The big news is the Oilers won’t have a captain this season, as Andrew Ference will relinquish the “C” he’s worn for the last two years.

Ference will, however, remain part of the group and wear an “A” as part of a four-man alternate captain collective, one that also includes Jordan Eberle, Ryan Nugent-Hopkins and Taylor Hall.

The news of Ference being removed as captain doesn’t come as a huge surprise.
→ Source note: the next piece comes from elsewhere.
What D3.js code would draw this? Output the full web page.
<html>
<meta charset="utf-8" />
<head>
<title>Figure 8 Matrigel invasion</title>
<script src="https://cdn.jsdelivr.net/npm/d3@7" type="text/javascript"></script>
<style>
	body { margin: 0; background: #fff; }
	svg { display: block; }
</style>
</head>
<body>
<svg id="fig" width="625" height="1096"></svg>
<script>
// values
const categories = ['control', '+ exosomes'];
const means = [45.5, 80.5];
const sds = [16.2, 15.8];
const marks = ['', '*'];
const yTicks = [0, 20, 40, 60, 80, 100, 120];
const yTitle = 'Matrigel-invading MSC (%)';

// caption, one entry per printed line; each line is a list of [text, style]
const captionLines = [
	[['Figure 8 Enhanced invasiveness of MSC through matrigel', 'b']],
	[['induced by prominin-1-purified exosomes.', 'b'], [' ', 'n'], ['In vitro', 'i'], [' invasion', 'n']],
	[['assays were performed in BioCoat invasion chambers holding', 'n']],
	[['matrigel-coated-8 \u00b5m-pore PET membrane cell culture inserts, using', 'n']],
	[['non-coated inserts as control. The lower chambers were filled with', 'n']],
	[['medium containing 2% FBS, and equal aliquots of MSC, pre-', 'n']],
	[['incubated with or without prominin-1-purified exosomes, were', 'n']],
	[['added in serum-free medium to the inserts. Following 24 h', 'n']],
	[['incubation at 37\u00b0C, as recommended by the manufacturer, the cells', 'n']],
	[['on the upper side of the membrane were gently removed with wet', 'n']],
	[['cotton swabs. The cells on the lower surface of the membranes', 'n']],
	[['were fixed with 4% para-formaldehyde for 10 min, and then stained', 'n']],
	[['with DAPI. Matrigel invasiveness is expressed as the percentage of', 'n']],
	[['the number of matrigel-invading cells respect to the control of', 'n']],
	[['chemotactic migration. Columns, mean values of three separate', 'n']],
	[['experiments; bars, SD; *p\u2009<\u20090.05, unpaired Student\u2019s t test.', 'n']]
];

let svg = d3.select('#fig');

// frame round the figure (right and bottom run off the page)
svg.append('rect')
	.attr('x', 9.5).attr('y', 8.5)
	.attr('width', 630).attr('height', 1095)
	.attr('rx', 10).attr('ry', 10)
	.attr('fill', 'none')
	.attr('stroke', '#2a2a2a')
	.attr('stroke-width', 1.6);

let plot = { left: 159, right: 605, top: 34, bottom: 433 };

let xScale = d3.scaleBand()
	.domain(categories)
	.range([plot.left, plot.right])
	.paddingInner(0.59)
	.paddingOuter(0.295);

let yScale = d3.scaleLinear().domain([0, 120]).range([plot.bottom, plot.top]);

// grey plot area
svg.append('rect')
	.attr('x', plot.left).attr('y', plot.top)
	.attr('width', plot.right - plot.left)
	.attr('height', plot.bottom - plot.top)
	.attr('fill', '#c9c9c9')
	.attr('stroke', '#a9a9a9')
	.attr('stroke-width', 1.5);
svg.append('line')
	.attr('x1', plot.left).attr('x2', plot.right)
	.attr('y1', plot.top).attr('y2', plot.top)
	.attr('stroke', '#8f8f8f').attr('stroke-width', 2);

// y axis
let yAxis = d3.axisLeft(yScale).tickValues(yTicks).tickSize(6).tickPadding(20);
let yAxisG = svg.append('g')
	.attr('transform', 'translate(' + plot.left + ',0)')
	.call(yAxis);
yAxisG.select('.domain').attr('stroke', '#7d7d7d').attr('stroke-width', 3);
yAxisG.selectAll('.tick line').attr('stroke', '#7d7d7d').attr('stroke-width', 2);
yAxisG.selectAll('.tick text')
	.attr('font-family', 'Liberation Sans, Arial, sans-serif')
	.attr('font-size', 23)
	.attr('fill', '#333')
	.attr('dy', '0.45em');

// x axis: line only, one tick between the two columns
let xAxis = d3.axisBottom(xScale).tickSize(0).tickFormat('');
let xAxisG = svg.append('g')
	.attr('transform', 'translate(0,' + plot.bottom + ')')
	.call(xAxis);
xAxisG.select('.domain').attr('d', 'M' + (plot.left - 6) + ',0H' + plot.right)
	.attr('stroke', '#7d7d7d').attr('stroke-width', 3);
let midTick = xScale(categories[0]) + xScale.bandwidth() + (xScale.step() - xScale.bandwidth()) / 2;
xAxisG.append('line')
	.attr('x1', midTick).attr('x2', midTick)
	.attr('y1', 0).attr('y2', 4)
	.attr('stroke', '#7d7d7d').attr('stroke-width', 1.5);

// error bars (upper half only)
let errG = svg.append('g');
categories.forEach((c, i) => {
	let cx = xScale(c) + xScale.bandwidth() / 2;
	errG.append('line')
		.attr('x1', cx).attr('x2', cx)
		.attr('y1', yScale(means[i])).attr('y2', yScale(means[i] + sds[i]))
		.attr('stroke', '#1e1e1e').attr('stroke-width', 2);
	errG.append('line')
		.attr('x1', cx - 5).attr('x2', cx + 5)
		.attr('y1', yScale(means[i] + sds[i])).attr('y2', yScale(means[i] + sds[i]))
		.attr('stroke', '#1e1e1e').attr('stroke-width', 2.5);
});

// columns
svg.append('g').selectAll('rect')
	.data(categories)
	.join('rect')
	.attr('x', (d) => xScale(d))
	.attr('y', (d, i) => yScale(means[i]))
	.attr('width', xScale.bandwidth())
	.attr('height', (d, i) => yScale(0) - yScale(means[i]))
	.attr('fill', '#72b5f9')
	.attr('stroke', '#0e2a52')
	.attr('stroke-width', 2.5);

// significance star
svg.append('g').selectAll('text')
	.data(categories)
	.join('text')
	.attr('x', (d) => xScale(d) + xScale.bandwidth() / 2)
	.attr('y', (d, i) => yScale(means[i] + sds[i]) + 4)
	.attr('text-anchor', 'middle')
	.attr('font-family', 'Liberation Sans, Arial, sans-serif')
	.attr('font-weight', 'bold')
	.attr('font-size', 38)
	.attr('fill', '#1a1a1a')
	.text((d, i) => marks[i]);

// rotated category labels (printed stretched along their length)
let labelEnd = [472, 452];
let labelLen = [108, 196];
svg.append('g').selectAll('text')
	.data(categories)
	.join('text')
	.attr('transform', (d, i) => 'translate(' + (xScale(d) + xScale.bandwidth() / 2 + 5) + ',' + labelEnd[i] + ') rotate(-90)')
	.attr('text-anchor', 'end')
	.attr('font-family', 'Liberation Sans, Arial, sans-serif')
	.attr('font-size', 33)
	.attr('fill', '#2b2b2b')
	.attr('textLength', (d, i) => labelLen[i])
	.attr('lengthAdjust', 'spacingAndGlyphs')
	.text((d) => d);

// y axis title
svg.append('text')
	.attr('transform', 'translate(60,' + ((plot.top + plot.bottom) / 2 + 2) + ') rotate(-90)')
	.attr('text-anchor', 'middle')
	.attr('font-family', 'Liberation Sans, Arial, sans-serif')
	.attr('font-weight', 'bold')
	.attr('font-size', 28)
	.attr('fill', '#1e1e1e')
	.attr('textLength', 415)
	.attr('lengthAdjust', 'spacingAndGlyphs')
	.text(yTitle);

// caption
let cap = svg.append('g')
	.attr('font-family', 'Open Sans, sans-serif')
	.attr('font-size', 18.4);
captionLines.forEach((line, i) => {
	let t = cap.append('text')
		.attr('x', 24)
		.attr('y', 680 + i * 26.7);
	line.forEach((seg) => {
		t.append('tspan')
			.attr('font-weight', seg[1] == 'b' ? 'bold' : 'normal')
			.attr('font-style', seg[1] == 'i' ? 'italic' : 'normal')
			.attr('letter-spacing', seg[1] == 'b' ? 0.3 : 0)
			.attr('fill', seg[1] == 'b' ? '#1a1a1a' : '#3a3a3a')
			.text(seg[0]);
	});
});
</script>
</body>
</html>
The veteran d-man is a well-respected leader, but isn’t expected to be in the lineup every night this season.

The decision to go without a captain, though, is something of a surprise, especially given what new head coach Todd McLellan endured during his final season in San Jose.

The Sharks’ captaincy issue — stripping Joe Thornton, then going with four rotating alternates — was an ongoing problem, something that players, coaches and GM Doug Wilson had to repeatedly address until it blew up in spectacular fashion.

That said, the circumstances in Edmonton are quite different.

It’s believed the club’s intentionally keeping the captaincy vacant, on the assumption that Connor McDavid will evolve into a superstar and, subsequently, the club’s unquestioned leader.

Finally, McLellan noted that with Eberle currently sidelined, a fifth Oiler would be added to the leadership group — veteran forward Matt Hendricks, who will serve as a temporary alternate.